What Is Logos?

What Is Logos?

Photo Credit: Alessia Baptista

The meaning behind The Mike’s faith section

Zenon MacKinnon, Logos Editor

“In the beginning was the Logos, and the Logos was with God, and the Logos was God.” So begins the Gospel of John, the story of Jesus’ life, death, and resurrection. 

The Logos, for John, is Jesus Christ. This isn’t some nickname they had back in ancient Palestine. The word has an untranslatable quality to it. Writers over the ages have argued and mulled over what an acceptable equivalent might be. In Goethe’s Faust, the titular character opens a Bible and begins translating out loud, hesitating at Logos. Tradition translated it as something like “the Word,” but that doesn’t feel quite right to him. He wonders whether maybe the more mystical “Force” might do, but rejects it — too violent. He settles on saying that in the beginning was “the Deed.” Other more philosophical types have opted for names like “the Reason,” or “the Thought,” while monks and mystics through the ages have suggested things like “the Way,” and “the Tao.”

My own favourite translation of Logos points to its etymology: the Proto-Indo-European root word leǵ. This is the farthest back we can trace the word to, in the language spoken by prehistoric horse herding peoples on the Central Asian steppes.

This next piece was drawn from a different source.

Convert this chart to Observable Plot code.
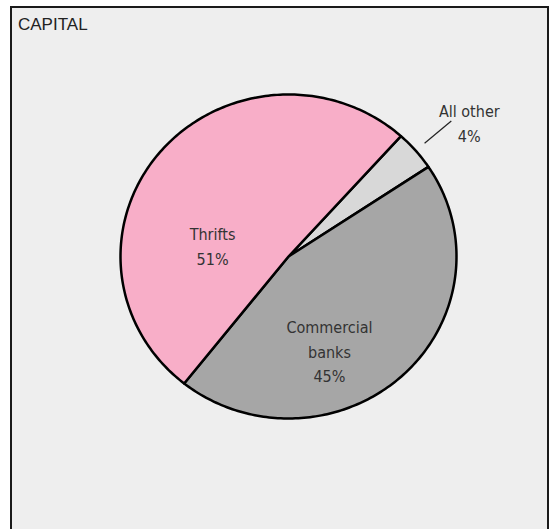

To them it meant “to gather together.”

This sense of untranslatability is appropriate for the Logos section. It is meant to be the section that touches on questions of religion and philosophy, and there is a venerable tradition at The Mike of very erudite meditations on Catholic spirituality in these pages. But as the name suggests, our mission is broader and harder to pin down than that. This section is where we gather all our thoughts about how we think, move, and have our being. What is the Way we follow, and what does it mean to follow it?